Unter dem Motto „Dirty thirty“ luden die RAZORS anlässlich ihres 30jährigen Bandbestehens zum gemütlichen Seniorenkränzchen ins Hamburger Knust ein und holten sich zur musikalischen Unterstützung noch eine Reihe alt gedienter Spielgefährten mit ins Boot. Und so beschlossen auch meine Begleiter und ich, unsere maroden Knochen zur Feier des Tages aus dem Haus zu bewegen. Beim Eintreffen im Knust wurden wir zunächst im Foyer von den exotischen Klängen von HULAPUNK empfangen. Wem diese Formation noch kein Begriff ist, der möge sich vier junge Männer in Hawaihemden, Blumenketten und Flipflops vorstellen, die mit Bass, Ukulele, Percussion und Steel-Guitar Punk-Klassiker im typischen Hawai-Sound nachspielen. Eine Band, die auf jeder Rentner-Kreuzfahrt eine gute Figur abgeben würde!
Kurze Zeit später ging dann auch das eigentliche Konzertprogramm mit den legendären PHANTASTIX los. Und das bedeutet: Ein wenig 77er Punk, ein wenig Rock’n’Roll und die volle Breitseite Hamburg! So durfte auch die legendäre Kiez-Hymne „Das Herz von St. Pauli“ nicht im Programm fehlen, und die Herzschrittmacher des Publikums mussten mindestens drei Frequenzen höher gestellt werden. Mit gut 400 Leuten war der Laden übrigens bis zum Bersten gefüllt, und dass sich bei dem Gedränge niemand einen Oberschenkelhalsbruch zugezogen hat, grenzt wohl an ein Wunder.
Im Anschluss baten die RAMONEZ 77 zum Tanztee. Hamburgs beste und bekannteste RAMONES-Coverband hatte die Rentner-Meute ebenfalls bestens im Griff, und an allen Ecken und Enden wurde so sehr in Erinnerungen an die „Gute, alte Zeit“ geschwelgt, wie es das Langzeitgedächtnis noch hergab. Sofern auch Eigenkompositionen den Weg auf die Setlist fanden, wurden diese einfach als unbekannte B-Seitentracks der RAMONES interpretiert und es hieß plötzlich „Den Song habe ich ja seit 1976 nicht mehr live gehört!“ Jaja, damals…
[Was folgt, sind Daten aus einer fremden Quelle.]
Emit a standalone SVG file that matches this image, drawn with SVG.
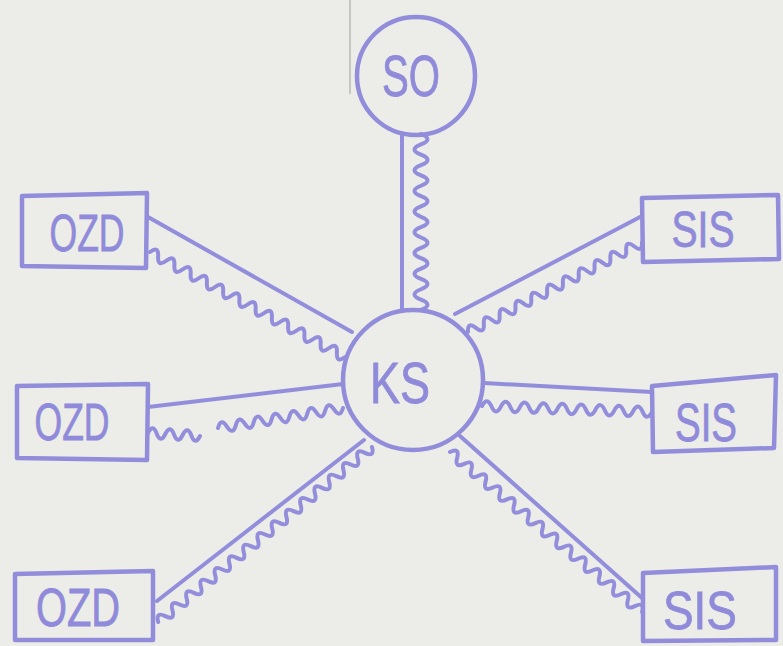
<svg xmlns="http://www.w3.org/2000/svg" width="783" height="646" viewBox="0 0 783 646">
<style>
.ink{fill:none;stroke:#928ddb;stroke-width:4.5;stroke-linecap:round;stroke-linejoin:round}
.wire{fill:none;stroke:#938edc;stroke-width:4;stroke-linecap:round;stroke-linejoin:round}
.lbl{font-family:"Liberation Sans",Arial,sans-serif;fill:#8f8ad9;stroke:#8f8ad9;stroke-width:0.8;text-anchor:middle}
</style>
<rect width="783" height="646" fill="#ecece8"/>
<line x1="350" y1="0" x2="350" y2="94" stroke="#b8b8b5" stroke-width="1.5"/>
<g id="connectors">
<line class="wire" x1="402" y1="133" x2="402" y2="311"/>
<path class="wire" transform="translate(421,134) rotate(90)" d="M0,0 q5.18,-13 10.35,0 t10.35,0 t10.35,0 t10.35,0 t10.35,0 t10.35,0 t10.35,0 t10.35,0 t10.35,0 t10.35,0 t10.35,0 t10.35,0 t10.35,0 t10.35,0 t10.35,0 t10.35,0 t10.35,0"/>
<line class="wire" x1="148" y1="217" x2="352" y2="332"/>
<path class="wire" transform="translate(150,252) rotate(28.3)" d="M0,0 q4.6,-10 9.23,0 t9.23,0 t9.23,0 t9.23,0 t9.23,0 t9.23,0 t9.23,0 t9.23,0 t9.23,0 t9.23,0 t9.23,0 t9.23,0 t9.23,0 t9.23,0 t9.23,0 t9.23,0 t9.23,0 t9.23,0 t9.23,0 t9.23,0 t9.23,0 t9.23,0 t9.23,0 t9.23,0"/>
<line class="wire" x1="148" y1="407" x2="343" y2="384"/>
<path class="wire" transform="translate(148,433) rotate(3.3)" d="M0,0 q4.34,-10 8.68,0 t8.68,0 t8.68,0 t8.68,0 t8.68,0 t8.68,0"/>
<path class="wire" transform="translate(218,428) rotate(-9.1)" d="M0,0 q4.52,-10 9.04,0 t9.04,0 t9.04,0 t9.04,0 t9.04,0 t9.04,0 t9.04,0 t9.04,0 t9.04,0 t9.04,0 t9.04,0 t9.04,0 t9.04,0 t9.04,0"/>
<line class="wire" x1="364" y1="440" x2="157" y2="601"/>
<path class="wire" transform="translate(372,447) rotate(140.7)" d="M0,0 q4.6,-10 9.21,0 t9.21,0 t9.21,0 t9.21,0 t9.21,0 t9.21,0 t9.21,0 t9.21,0 t9.21,0 t9.21,0 t9.21,0 t9.21,0 t9.21,0 t9.21,0 t9.21,0 t9.21,0 t9.21,0 t9.21,0 t9.21,0 t9.21,0 t9.21,0 t9.21,0 t9.21,0 t9.21,0 t9.21,0 t9.21,0 t9.21,0 t9.21,0 t9.21,0 t9.21,0"/>
<line class="wire" x1="455" y1="314" x2="642" y2="216"/>
<path class="wire" transform="translate(468,332) rotate(-27.3)" d="M0,0 q4.45,-10 8.9,0 t8.9,0 t8.9,0 t8.9,0 t8.9,0 t8.9,0 t8.9,0 t8.9,0 t8.9,0 t8.9,0 t8.9,0 t8.9,0 t8.9,0 t8.9,0 t8.9,0 t8.9,0 t8.9,0 t8.9,0 t8.9,0 t8.9,0 t8.9,0 t8.9,0"/>
<line class="wire" x1="484" y1="383" x2="652" y2="392"/>
<path class="wire" transform="translate(482,406) rotate(2)" d="M0,0 q4.72,-10 9.45,0 t9.45,0 t9.45,0 t9.45,0 t9.45,0 t9.45,0 t9.45,0 t9.45,0 t9.45,0 t9.45,0 t9.45,0 t9.45,0 t9.45,0 t9.45,0 t9.45,0 t9.45,0 t9.45,0 t9.45,0"/>
<line class="wire" x1="460" y1="436" x2="642" y2="598"/>
<path class="wire" transform="translate(450,452) rotate(39.8)" d="M0,0 q4.63,-10 9.26,0 t9.26,0 t9.26,0 t9.26,0 t9.26,0 t9.26,0 t9.26,0 t9.26,0 t9.26,0 t9.26,0 t9.26,0 t9.26,0 t9.26,0 t9.26,0 t9.26,0 t9.26,0 t9.26,0 t9.26,0 t9.26,0 t9.26,0 t9.26,0 t9.26,0 t9.26,0 t9.26,0 t9.26,0 t9.26,0 t9.26,0"/>
</g>
<g id="SO"><circle class="ink" cx="416" cy="76" r="59"/><text class="lbl" x="411" y="96" font-size="58" textLength="58" lengthAdjust="spacingAndGlyphs">SO</text></g>
<g id="KS"><circle class="ink" cx="413" cy="380" r="70"/><text class="lbl" x="400" y="403" font-size="58" textLength="60" lengthAdjust="spacingAndGlyphs">KS</text></g>
<g id="OZD1"><path class="ink" d="M22,196 L147,193 L146,268 L22,266 Z"/><text class="lbl" x="87" y="251" font-size="51" textLength="75" lengthAdjust="spacingAndGlyphs">OZD</text></g>
<g id="OZD2"><path class="ink" d="M17,386 L148,384 L147,460 L17,458 Z"/><text class="lbl" x="72" y="440" font-size="51" textLength="75" lengthAdjust="spacingAndGlyphs">OZD</text></g>
<g id="OZD3"><path class="ink" d="M15,574 L153,571 L153,640 L15,640 Z"/><text class="lbl" x="78" y="626" font-size="53" textLength="84" lengthAdjust="spacingAndGlyphs">OZD</text></g>
<g id="SIS1"><path class="ink" d="M642,198 L778,195 L779,259 L643,262 Z"/><text class="lbl" x="703" y="247" font-size="50" textLength="63" lengthAdjust="spacingAndGlyphs">SIS</text></g>
<g id="SIS2"><path class="ink" d="M652,386 L776,375 L774,448 L653,452 Z"/><text class="lbl" x="706" y="441" font-size="53" textLength="62" lengthAdjust="spacingAndGlyphs">SIS</text></g>
<g id="SIS3"><path class="ink" d="M643,573 L776,567 L776,640 L643,641 Z"/><text class="lbl" x="700" y="629" font-size="54" textLength="74" lengthAdjust="spacingAndGlyphs">SIS</text></g>
</svg>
Mit den BIG BALLS durfte anschließend eine von Deutschlands ältesten Punkbands (1975 gegründet!) auf die Bühne. Nach so einer langen Zeit darf einem gerne auch schon mal die Puste ausgehen: Irgendwie fehlte bei der musikalischen Mischung aus den RAMONES und PUR (sorry, aber ich habe bei einer Punkrock-Band noch nie so schlimme Gitarren-Soli gehört!) der Biss – da hat wohl jemand vergessen, das Gebiss einzulegen!
Zum krönenden Abschluss gaben sich dann die Geburtstagskinder die Ehre und spielten die größten Hits aus 30 Jahren RAZORS-Historie. Bei soviel Elan traute sich letztendlich auch niemand zu hinterfragen, wie legitim ein derartiges Jubiläum denn angesichts der Tatsache ist, dass die Band in diesen 30 Jahren über 20 Jahre lang pausiert hat… Eines ist jedoch sicher: Anstelle von „Bingo!“ war an diesem Samstagabend „Zugabe!“ der am meisten getätigte Ausruf der Anwesenden. Nachdem die RAZORS dieser Aufforderung mehrmals nachgekommen sind, verließen wir den Ort des Geschehens und ließen uns von einer Bekannten mit dem Auto nach Hause fahren. Wie alte Männer das nun mal so machen.